**The exercise:** Each line of the material must be repeated precisely, with the pictures left out.

**Recorded data:**

-- START --

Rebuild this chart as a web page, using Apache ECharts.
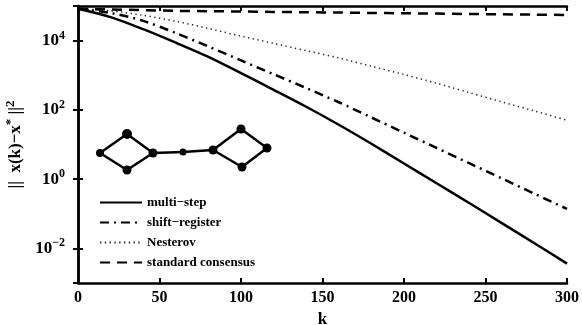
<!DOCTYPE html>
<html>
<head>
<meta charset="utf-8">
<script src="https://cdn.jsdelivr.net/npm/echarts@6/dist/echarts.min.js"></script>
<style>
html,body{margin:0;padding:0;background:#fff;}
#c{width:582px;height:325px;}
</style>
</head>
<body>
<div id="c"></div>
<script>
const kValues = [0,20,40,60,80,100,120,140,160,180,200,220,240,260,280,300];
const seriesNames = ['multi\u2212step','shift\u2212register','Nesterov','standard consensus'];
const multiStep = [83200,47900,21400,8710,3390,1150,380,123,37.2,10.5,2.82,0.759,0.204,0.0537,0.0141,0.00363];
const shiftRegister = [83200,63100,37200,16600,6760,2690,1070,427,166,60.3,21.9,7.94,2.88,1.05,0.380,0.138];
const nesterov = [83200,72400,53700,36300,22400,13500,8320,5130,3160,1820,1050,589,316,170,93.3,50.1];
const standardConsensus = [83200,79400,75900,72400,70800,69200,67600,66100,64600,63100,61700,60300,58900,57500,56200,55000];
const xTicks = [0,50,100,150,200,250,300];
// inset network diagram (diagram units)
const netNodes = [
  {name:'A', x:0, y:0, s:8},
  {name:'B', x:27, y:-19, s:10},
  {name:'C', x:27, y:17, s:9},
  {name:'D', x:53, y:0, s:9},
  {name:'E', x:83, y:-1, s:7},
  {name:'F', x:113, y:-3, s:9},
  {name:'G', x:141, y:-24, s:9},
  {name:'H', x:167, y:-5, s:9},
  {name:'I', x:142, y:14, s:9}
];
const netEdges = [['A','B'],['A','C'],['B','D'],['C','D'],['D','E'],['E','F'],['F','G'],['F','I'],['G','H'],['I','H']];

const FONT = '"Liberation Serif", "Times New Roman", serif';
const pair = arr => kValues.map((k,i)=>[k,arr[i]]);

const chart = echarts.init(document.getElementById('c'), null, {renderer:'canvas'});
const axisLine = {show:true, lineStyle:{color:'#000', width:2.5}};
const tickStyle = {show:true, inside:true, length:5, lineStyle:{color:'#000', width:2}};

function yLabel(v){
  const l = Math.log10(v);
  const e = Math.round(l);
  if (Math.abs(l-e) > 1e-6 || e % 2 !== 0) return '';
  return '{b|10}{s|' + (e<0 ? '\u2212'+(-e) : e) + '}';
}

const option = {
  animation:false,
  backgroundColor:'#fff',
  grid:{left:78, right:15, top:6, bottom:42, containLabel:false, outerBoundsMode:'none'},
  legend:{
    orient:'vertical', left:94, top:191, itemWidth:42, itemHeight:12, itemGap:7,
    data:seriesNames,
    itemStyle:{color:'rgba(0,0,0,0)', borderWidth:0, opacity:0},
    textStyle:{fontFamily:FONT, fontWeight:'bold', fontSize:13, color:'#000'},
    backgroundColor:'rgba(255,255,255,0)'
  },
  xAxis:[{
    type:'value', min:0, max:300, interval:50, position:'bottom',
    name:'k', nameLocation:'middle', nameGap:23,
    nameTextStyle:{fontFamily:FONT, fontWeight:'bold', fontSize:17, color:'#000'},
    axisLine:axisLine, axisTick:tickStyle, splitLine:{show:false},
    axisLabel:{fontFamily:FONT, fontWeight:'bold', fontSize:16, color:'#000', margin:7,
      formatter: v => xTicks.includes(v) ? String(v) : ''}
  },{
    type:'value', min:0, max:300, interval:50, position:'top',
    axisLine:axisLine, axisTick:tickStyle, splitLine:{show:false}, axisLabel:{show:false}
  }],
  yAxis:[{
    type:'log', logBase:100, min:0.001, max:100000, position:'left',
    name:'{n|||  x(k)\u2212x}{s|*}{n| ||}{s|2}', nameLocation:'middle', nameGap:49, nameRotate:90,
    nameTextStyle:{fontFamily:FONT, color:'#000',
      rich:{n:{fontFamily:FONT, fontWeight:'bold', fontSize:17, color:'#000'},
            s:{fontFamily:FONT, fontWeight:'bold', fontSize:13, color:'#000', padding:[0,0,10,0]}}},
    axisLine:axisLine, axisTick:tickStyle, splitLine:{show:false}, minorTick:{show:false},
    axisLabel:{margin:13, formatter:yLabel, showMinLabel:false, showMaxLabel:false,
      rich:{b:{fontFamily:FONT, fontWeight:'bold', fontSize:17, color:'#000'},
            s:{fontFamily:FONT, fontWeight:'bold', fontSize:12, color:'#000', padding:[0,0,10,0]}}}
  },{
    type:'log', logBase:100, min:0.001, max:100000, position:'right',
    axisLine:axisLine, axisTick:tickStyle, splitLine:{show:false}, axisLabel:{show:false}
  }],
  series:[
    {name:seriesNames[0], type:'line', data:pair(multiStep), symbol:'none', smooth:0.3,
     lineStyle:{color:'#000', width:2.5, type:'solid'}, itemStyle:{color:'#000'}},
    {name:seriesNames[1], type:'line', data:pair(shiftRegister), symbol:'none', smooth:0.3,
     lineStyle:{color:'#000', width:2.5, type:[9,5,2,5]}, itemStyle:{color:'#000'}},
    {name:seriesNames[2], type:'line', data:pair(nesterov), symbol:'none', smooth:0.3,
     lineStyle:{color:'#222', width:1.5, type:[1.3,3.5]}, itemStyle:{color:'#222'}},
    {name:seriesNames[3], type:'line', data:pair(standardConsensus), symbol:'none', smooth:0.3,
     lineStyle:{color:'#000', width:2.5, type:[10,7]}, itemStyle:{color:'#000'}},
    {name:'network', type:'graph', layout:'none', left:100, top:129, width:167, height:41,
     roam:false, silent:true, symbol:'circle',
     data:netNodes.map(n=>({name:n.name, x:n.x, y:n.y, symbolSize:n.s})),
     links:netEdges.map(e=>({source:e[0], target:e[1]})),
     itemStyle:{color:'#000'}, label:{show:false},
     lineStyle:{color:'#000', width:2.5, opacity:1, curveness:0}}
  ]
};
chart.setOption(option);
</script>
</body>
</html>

-- END --

**Response to the task:**
Rebuild this chart as a web page, using Apache ECharts.
<!DOCTYPE html>
<html>
<head>
<meta charset="utf-8">
<script src="https://cdn.jsdelivr.net/npm/echarts@6/dist/echarts.min.js"></script>
<style>
html,body{margin:0;padding:0;background:#fff;}
#c{width:582px;height:325px;}
</style>
</head>
<body>
<div id="c"></div>
<script>
const kValues = [0,20,40,60,80,100,120,140,160,180,200,220,240,260,280,300];
const seriesNames = ['multi\u2212step','shift\u2212register','Nesterov','standard consensus'];
const multiStep = [83200,47900,21400,8710,3390,1150,380,123,37.2,10.5,2.82,0.759,0.204,0.0537,0.0141,0.00363];
const shiftRegister = [83200,63100,37200,16600,6760,2690,1070,427,166,60.3,21.9,7.94,2.88,1.05,0.380,0.138];
const nesterov = [83200,72400,53700,36300,22400,13500,8320,5130,3160,1820,1050,589,316,170,93.3,50.1];
const standardConsensus = [83200,79400,75900,72400,70800,69200,67600,66100,64600,63100,61700,60300,58900,57500,56200,55000];
const xTicks = [0,50,100,150,200,250,300];
// inset network diagram (diagram units)
const netNodes = [
  {name:'A', x:0, y:0, s:8},
  {name:'B', x:27, y:-19, s:10},
  {name:'C', x:27, y:17, s:9},
  {name:'D', x:53, y:0, s:9},
  {name:'E', x:83, y:-1, s:7},
  {name:'F', x:113, y:-3, s:9},
  {name:'G', x:141, y:-24, s:9},
  {name:'H', x:167, y:-5, s:9},
  {name:'I', x:142, y:14, s:9}
];
const netEdges = [['A','B'],['A','C'],['B','D'],['C','D'],['D','E'],['E','F'],['F','G'],['F','I'],['G','H'],['I','H']];

const FONT = '"Liberation Serif", "Times New Roman", serif';
const pair = arr => kValues.map((k,i)=>[k,arr[i]]);

const chart = echarts.init(document.getElementById('c'), null, {renderer:'canvas'});
const axisLine = {show:true, lineStyle:{color:'#000', width:2.5}};
const tickStyle = {show:true, inside:true, length:5, lineStyle:{color:'#000', width:2}};

function yLabel(v){
  const l = Math.log10(v);
  const e = Math.round(l);
  if (Math.abs(l-e) > 1e-6 || e % 2 !== 0) return '';
  return '{b|10}{s|' + (e<0 ? '\u2212'+(-e) : e) + '}';
}

const option = {
  animation:false,
  backgroundColor:'#fff',
  grid:{left:78, right:15, top:6, bottom:42, containLabel:false, outerBoundsMode:'none'},
  legend:{
    orient:'vertical', left:94, top:191, itemWidth:42, itemHeight:12, itemGap:7,
    data:seriesNames,
    itemStyle:{color:'rgba(0,0,0,0)', borderWidth:0, opacity:0},
    textStyle:{fontFamily:FONT, fontWeight:'bold', fontSize:13, color:'#000'},
    backgroundColor:'rgba(255,255,255,0)'
  },
  xAxis:[{
    type:'value', min:0, max:300, interval:50, position:'bottom',
    name:'k', nameLocation:'middle', nameGap:23,
    nameTextStyle:{fontFamily:FONT, fontWeight:'bold', fontSize:17, color:'#000'},
    axisLine:axisLine, axisTick:tickStyle, splitLine:{show:false},
    axisLabel:{fontFamily:FONT, fontWeight:'bold', fontSize:16, color:'#000', margin:7,
      formatter: v => xTicks.includes(v) ? String(v) : ''}
  },{
    type:'value', min:0, max:300, interval:50, position:'top',
    axisLine:axisLine, axisTick:tickStyle, splitLine:{show:false}, axisLabel:{show:false}
  }],
  yAxis:[{
    type:'log', logBase:100, min:0.001, max:100000, position:'left',
    name:'{n|||  x(k)\u2212x}{s|*}{n| ||}{s|2}', nameLocation:'middle', nameGap:49, nameRotate:90,
    nameTextStyle:{fontFamily:FONT, color:'#000',
      rich:{n:{fontFamily:FONT, fontWeight:'bold', fontSize:17, color:'#000'},
            s:{fontFamily:FONT, fontWeight:'bold', fontSize:13, color:'#000', padding:[0,0,10,0]}}},
    axisLine:axisLine, axisTick:tickStyle, splitLine:{show:false}, minorTick:{show:false},
    axisLabel:{margin:13, formatter:yLabel, showMinLabel:false, showMaxLabel:false,
      rich:{b:{fontFamily:FONT, fontWeight:'bold', fontSize:17, color:'#000'},
            s:{fontFamily:FONT, fontWeight:'bold', fontSize:12, color:'#000', padding:[0,0,10,0]}}}
  },{
    type:'log', logBase:100, min:0.001, max:100000, position:'right',
    axisLine:axisLine, axisTick:tickStyle, splitLine:{show:false}, axisLabel:{show:false}
  }],
  series:[
    {name:seriesNames[0], type:'line', data:pair(multiStep), symbol:'none', smooth:0.3,
     lineStyle:{color:'#000', width:2.5, type:'solid'}, itemStyle:{color:'#000'}},
    {name:seriesNames[1], type:'line', data:pair(shiftRegister), symbol:'none', smooth:0.3,
     lineStyle:{color:'#000', width:2.5, type:[9,5,2,5]}, itemStyle:{color:'#000'}},
    {name:seriesNames[2], type:'line', data:pair(nesterov), symbol:'none', smooth:0.3,
     lineStyle:{color:'#222', width:1.5, type:[1.3,3.5]}, itemStyle:{color:'#222'}},
    {name:seriesNames[3], type:'line', data:pair(standardConsensus), symbol:'none', smooth:0.3,
     lineStyle:{color:'#000', width:2.5, type:[10,7]}, itemStyle:{color:'#000'}},
    {name:'network', type:'graph', layout:'none', left:100, top:129, width:167, height:41,
     roam:false, silent:true, symbol:'circle',
     data:netNodes.map(n=>({name:n.name, x:n.x, y:n.y, symbolSize:n.s})),
     links:netEdges.map(e=>({source:e[0], target:e[1]})),
     itemStyle:{color:'#000'}, label:{show:false},
     lineStyle:{color:'#000', width:2.5, opacity:1, curveness:0}}
  ]
};
chart.setOption(option);
</script>
</body>
</html>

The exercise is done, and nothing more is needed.